Abdessamad El Mountassir, Achayef (still), 2018. Video. © the artist.

October 12, 2018–February 3, 2019

Opening: October 11, 7pm
Artists and curator talk: October 12, 11am

ifa-Galerie Berlin
Linienstraße 139/140
10115 Berlin
Hours: Tuesday–Sunday 2–6pm

T +49 30 28449110

Zainab Andalibe, Kenza Benamour, Hicham Berrada, Mohammed Laouli, Abdessamad El Montassir, Anna Raimondo, Leila Sadel and Anike Joyce Sadiq 

Curated by Alya Sebti, Curatorial Assistant Nikola Hartl

Originally produced for the Dakar Biennale 2018, the exhibition Invisible has been adapted to the context of the Berlin based ifa-Galerie Berlin with new works responding to its research and exhibition programme Untie to Tie (2017–2020). This transdisciplinary programme reflects on the mental and territorial colonial legacies in contemporary societies and their impact on movement, migration and environment.

Invisible is an invitation to re-learn to perceive beyond the margins of the visible.

Today, the visual sense predominates our ways of imagining the world that surrounds us. Contemporary societies are defined by an incessant flow of images whereas the unmanifest has been weeded out of the collective imaginaries, and the spiritual dimension has been dismissed from contemporary concerns. By imposing its “universal” codes and standards, the West relegated the unmanifest to the bottom of its heap. However, today’s Western societies show an emerging quest for spirituality and manifold attempts to reintegrate the unmanifest into everyday life.

If we consider examples of contemporary realities on the African continent, the dialogue between spiritual and material dimensions has at times been collisive, but it has never broken off. The current challenge is to inscribe this coexistence in a dynamic continuity without allowing ourselves to be imprisoned in an outdated, traditionalist vision of an (often self-) exoticised Africa. In his essay "Reinventing African Modernity," Blondin Cissé suggests an approach of reconnecting to broken heritage: “At stake is no longer the question of imprisoning oneself in the dilemma of oneself and the other, nor whether to embrace the outline of a conquering and alienating Western modernity or not, but to deploy a real strategy of emancipation […].”[1] This strategy unfolds through reappropriating spiritual traditions and interweaving them into contemporary realities, channeling the relation of the visible to the invisible.

The presented works offer a dialogue between artistic strategies, each of which integrates unmanifested spiritual dimensions in its own way, by focusing on practices of rituals and myths rooted in everyday life's material realities.

In collaboration with Le Cube (Rabat), the art and research project Attokoussy—consisting of the artists Leila Sadel, Zainab Andalibe, Mohammed Laouli, and Abdessamad El Montassir—endeavours to open a space of translation and rereading on the subject of rites and superstitions in Morocco.

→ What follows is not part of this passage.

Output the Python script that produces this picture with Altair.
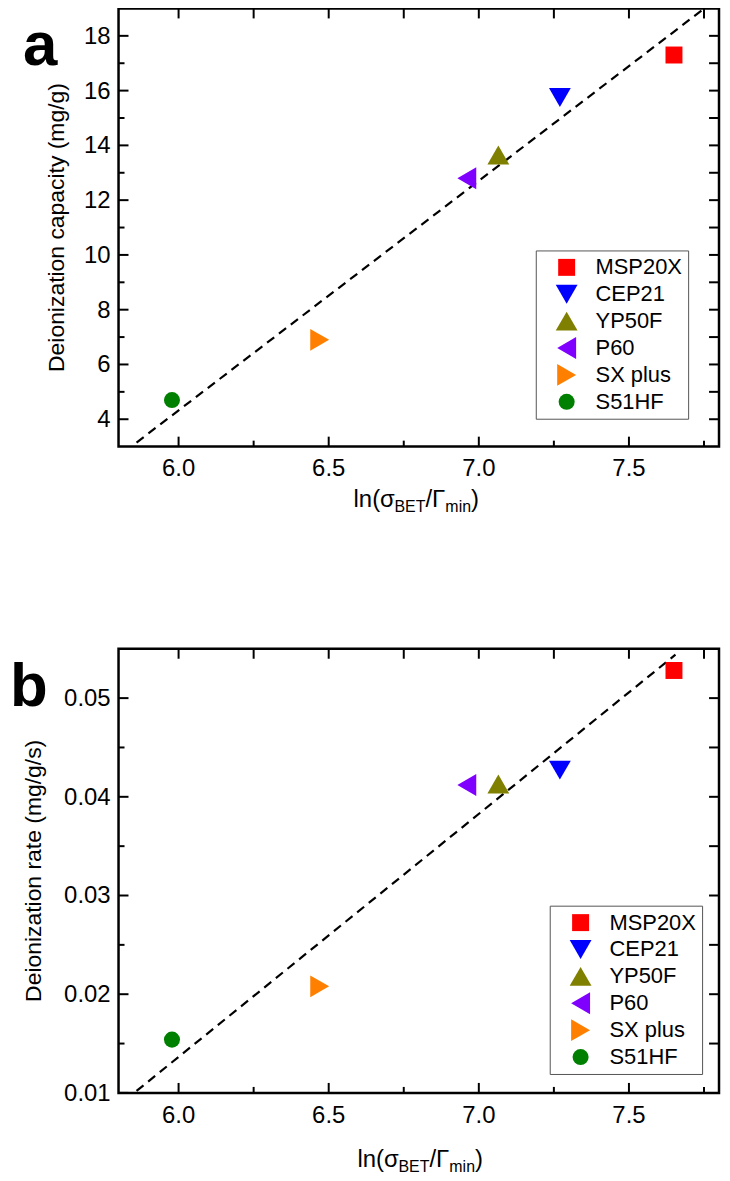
import altair as alt
import pandas as pd

FONT = "Liberation Sans"

# ---- data ----
names = ["MSP20X", "CEP21", "YP50F", "P60", "SX plus", "S51HF"]
colors = ["#ff0000", "#0000ff", "#808000", "#8000ff", "#ff8000", "#008000"]
shapes = ["square", "triangle-down", "triangle-up", "triangle-left", "triangle-right", "circle"]
sizes = [290, 480, 480, 480, 480, 260]

x_vals = [7.65, 7.27, 7.065, 6.96, 6.47, 5.978]
cap_vals = [17.3, 15.75, 13.65, 12.8, 6.9, 4.7]
rate_vals = [0.0528, 0.0427, 0.0413, 0.0412, 0.0208, 0.0154]

fit_a_x = [5.86, 7.745]
fit_a_y = [3.15, 18.95]
fit_b_x = [5.86, 7.655]
fit_b_y = [0.0102, 0.0544]

x_domain = [5.8, 7.8]
x_major = [6.0, 6.5, 7.0, 7.5]
x_minor = [6.25, 6.75, 7.25, 7.75]
x_top = [6.0, 6.25, 6.5, 6.75, 7.0, 7.25, 7.5, 7.75]

a_domain = [3, 19]
a_major = [4, 6, 8, 10, 12, 14, 16, 18]
a_minor = [5, 7, 9, 11, 13, 15, 17]
a_right = [4, 5, 6, 7, 8, 9, 10, 11, 12, 13, 14, 15, 16, 17, 18]

b_domain = [0.01, 0.055]
b_major = [0.01, 0.02, 0.03, 0.04, 0.05]
b_minor = [0.015, 0.025, 0.035, 0.045]
b_right = [0.015, 0.02, 0.025, 0.03, 0.035, 0.04, 0.045, 0.05]

W = 603


def tick_layer(vals, scale, side, length, H):
    df = pd.DataFrame({"v": vals})
    m = alt.Chart(df).mark_rule(color="black", strokeWidth=2)
    if side in ("bottom", "top"):
        enc = dict(x=alt.X("v:Q", scale=scale, axis=None))
        if side == "bottom":
            enc.update(y=alt.value(H), y2=alt.value(H - length))
        else:
            enc.update(y=alt.value(0), y2=alt.value(length))
    else:
        enc = dict(y=alt.Y("v:Q", scale=scale, axis=None))
        if side == "left":
            enc.update(x=alt.value(0), x2=alt.value(length))
        else:
            enc.update(x=alt.value(W), x2=alt.value(W - length))
    return m.encode(**enc)


def xlabel_layer(vals, scale, H, fmt):
    return alt.Chart(pd.DataFrame({"v": vals})).mark_text(
        align="center", baseline="alphabetic", font=FONT, fontSize=24, color="black"
    ).encode(x=alt.X("v:Q", scale=scale, axis=None), y=alt.value(H + 30),
             text=alt.Text("v:Q", format=fmt))


def ylabel_layer(vals, scale, fmt):
    return alt.Chart(pd.DataFrame({"v": vals})).mark_text(
        align="right", baseline="middle", font=FONT, fontSize=24, color="black", dy=1
    ).encode(y=alt.Y("v:Q", scale=scale, axis=None), x=alt.value(-8),
             text=alt.Text("v:Q", format=fmt))


def text_layer(txt, x, y, size, weight="normal", angle=0, align="left"):
    kw = dict(align=align, baseline="alphabetic", font=FONT, fontSize=size,
              fontWeight=weight, color="black")
    if angle:
        kw["angle"] = angle
    return alt.Chart(pd.DataFrame({"d": [0]})).mark_text(**kw).encode(
        x=alt.value(x), y=alt.value(y), text=alt.value(txt))


def xtitle_layers(x0, y0):
    big, small, dy = 24, 16, 5
    pieces = [("ln(σ", big, 0, 1.711), ("BET", small, dy, 1.945),
              ("/Γ", big, 0, 0.834), ("min", small, dy, 1.611), (")", big, 0, 0.333)]
    layers = []
    x = x0
    for t, fs, d, em in pieces:
        layers.append(text_layer(t, x, y0 + d, fs))
        x += em * fs
    return layers


def panel(yvals, ydom, ymaj, ymin, yright, yfmt, ytitle, ytitle_x, fit_x, fit_y, H,
          letter, letter_x, letter_y, title_x, title_y, leg_x, leg_y):
    xs = alt.Scale(domain=x_domain, nice=False, zero=False)
    ys = alt.Scale(domain=ydom, nice=False, zero=False)
    df = pd.DataFrame({"x": x_vals, "y": yvals, "sample": names})
    leg = alt.Legend(
        title=None, orient="none", legendX=leg_x, legendY=leg_y, direction="vertical",
        fillColor="white", strokeColor="#555555", padding=6,
        labelFont=FONT, labelFontSize=22, labelColor="black", labelOffset=18,
        symbolOffset=14, rowPadding=5, symbolStrokeWidth=0, symbolOpacity=1,
    )
    pts = alt.Chart(df).mark_point(filled=True, opacity=1, strokeWidth=0).encode(
        x=alt.X("x:Q", scale=xs, axis=None),
        y=alt.Y("y:Q", scale=ys, axis=None),
        color=alt.Color("sample:N", scale=alt.Scale(domain=names, range=colors), legend=leg),
        shape=alt.Shape("sample:N", scale=alt.Scale(domain=names, range=shapes), legend=leg),
        size=alt.Size("sample:N", scale=alt.Scale(type="ordinal", domain=names, range=sizes), legend=leg),
    )
    line = alt.Chart(pd.DataFrame({"x": fit_x, "y": fit_y})).mark_line(
        color="black", strokeDash=[9, 6], strokeWidth=2.2
    ).encode(x=alt.X("x:Q", scale=xs, axis=None), y=alt.Y("y:Q", scale=ys, axis=None))

    layers = [line, pts,
              tick_layer(x_major, xs, "bottom", 10, H),
              tick_layer(x_minor, xs, "bottom", 6, H),
              tick_layer(x_top, xs, "top", 10, H),
              tick_layer(ymaj, ys, "left", 10, H),
              tick_layer(ymin, ys, "left", 6, H),
              tick_layer(yright, ys, "right", 10, H),
              xlabel_layer(x_major, xs, H, ".1f"),
              ylabel_layer(ymaj, ys, yfmt),
              text_layer(ytitle, ytitle_x, H / 2, 23, angle=270, align="center"),
              text_layer(letter, letter_x, letter_y, 62, "bold")]
    layers += xtitle_layers(title_x, title_y)
    return alt.layer(*layers).properties(width=W, height=H)


Ha = 440
Hb = 446
pa = panel(cap_vals, a_domain, a_major, a_minor, a_right, "d",
           "Deionization capacity (mg/g)", -55, fit_a_x, fit_a_y, Ha,
           "a", -96, 56.5, 236, Ha + 61, 419, 243)
pb = panel(rate_vals, b_domain, b_major, b_minor, b_right, ".2f",
           "Deionization rate (mg/g/s)", -78, fit_b_x, fit_b_y, Hb,
           "b", -109, 57, 240, Hb + 74, 433, 258)

chart = alt.vconcat(pa, pb, spacing=203, bounds="flush").resolve_scale(
    color="independent", shape="independent", size="independent"
).properties(
    padding={"left": 0, "top": -7, "right": 0, "bottom": 0}
).configure_view(stroke="black", strokeWidth=2.5)

chart.save("out.html", embed_options={"renderer": "svg", "actions": False})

Artist Anna Raimondo bids us to close our eyes and listen to the sea, a place of passage and a metaphor for encounters between coexisting cultures. Through intimate fictions, her project weaves together daily rituals, dreams, and religious renditions related to the sea and its mysteries.

With her series "Reconciliation," Kenza Benamour looks at daily rituals and questions the "spiritual amnesia” of contemporary societies. Her diptych testifies to sacred and profane experiences by revealing the spiritual significance that unites them beyond the cultural constructions that seem to separate them.

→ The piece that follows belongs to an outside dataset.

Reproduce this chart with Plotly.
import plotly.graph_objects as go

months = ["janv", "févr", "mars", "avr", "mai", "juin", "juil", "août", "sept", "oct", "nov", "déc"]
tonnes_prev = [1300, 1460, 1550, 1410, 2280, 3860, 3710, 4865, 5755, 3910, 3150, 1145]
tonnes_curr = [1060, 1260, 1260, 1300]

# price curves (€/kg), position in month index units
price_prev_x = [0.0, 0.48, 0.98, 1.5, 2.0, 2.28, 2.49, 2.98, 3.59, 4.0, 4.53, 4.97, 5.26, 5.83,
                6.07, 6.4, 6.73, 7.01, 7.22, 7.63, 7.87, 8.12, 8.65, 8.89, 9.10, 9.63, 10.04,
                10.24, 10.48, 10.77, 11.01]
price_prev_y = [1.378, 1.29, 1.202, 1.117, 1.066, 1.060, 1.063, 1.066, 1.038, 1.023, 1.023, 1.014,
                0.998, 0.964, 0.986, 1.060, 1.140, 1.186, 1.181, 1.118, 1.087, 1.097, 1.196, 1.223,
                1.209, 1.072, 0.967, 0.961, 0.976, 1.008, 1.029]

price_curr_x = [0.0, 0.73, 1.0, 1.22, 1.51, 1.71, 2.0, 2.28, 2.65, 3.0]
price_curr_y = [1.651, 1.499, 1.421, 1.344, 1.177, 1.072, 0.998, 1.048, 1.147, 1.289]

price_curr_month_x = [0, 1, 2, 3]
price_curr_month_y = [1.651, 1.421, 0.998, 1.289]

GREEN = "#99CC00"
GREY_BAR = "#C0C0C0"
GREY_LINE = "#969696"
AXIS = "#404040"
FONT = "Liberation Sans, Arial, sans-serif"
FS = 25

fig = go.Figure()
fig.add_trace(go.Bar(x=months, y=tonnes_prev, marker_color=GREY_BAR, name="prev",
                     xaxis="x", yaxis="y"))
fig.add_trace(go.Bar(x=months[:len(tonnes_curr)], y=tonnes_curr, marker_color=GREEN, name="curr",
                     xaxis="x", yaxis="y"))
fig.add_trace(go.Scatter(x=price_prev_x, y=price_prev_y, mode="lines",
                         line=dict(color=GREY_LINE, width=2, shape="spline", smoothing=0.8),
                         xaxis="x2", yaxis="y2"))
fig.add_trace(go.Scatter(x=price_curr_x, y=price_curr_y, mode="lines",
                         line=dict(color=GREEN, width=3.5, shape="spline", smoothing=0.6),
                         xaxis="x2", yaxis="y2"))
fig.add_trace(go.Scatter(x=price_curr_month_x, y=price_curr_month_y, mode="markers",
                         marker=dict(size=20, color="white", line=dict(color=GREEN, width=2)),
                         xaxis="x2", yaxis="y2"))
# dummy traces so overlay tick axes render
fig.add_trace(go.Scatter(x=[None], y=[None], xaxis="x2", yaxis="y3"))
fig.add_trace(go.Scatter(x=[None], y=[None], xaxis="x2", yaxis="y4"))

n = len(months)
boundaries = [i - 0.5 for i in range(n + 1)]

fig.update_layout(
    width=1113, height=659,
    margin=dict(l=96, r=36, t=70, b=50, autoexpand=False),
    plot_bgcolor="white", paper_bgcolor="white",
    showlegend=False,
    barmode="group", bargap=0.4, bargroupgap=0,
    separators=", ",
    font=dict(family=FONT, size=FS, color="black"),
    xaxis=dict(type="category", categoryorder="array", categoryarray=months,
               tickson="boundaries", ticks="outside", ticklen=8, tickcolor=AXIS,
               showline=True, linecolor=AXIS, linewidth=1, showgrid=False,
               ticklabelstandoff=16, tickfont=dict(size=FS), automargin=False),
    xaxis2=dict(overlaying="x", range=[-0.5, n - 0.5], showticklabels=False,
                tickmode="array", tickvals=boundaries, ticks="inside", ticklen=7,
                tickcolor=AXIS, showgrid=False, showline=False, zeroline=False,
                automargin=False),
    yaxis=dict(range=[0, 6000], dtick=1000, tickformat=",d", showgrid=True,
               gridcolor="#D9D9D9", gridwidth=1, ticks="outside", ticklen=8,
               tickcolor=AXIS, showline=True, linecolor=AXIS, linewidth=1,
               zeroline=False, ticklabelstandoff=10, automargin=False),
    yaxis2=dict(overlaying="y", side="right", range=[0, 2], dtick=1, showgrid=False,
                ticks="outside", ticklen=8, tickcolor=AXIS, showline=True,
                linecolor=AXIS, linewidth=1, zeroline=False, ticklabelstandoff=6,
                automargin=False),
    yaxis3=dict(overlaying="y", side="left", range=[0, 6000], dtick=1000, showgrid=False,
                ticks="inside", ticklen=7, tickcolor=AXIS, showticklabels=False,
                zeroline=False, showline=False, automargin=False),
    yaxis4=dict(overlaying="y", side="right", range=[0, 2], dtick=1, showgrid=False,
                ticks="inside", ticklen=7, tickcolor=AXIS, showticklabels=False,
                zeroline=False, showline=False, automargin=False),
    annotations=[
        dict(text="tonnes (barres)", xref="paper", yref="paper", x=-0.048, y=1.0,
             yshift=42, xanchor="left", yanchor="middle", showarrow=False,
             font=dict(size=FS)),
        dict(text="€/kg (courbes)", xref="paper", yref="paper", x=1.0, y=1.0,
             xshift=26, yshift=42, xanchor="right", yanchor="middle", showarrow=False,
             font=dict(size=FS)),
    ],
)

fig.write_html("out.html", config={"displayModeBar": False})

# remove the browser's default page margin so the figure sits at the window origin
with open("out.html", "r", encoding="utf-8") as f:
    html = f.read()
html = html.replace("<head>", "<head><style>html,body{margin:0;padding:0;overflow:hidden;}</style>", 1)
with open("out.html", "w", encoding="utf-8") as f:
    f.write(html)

The flowers in Hicham Berrada’s Les Fleurs consist of iron particles, which form a magnetic field in a liquid. Berrada considers flowers as metaphors for suffering and perseverance, which multiply without fighting and disappear without complaining. These abilities of the nature that Berrada simulates in his video could also be understood as an anthropological analogy.

With You Never Look at Me From the Place From Which I See You, Anike Joyce Sadiq presents an installation that intertwines different perspectives and that plays with the simultaneity of presence and absence. This piece cannot be perceived in its totality without being aware of one’s own relation to other viewers and one’s own immersion in the environment.

[1] Blondin Cissé, “Réinventer la modernité africaine,” in Achille Mbembe & Felwine Sarr (eds.): Écrire l’Afrique-Monde, Paris, Philipe Rey, 2017, p. 149. Author’s own translation from the French.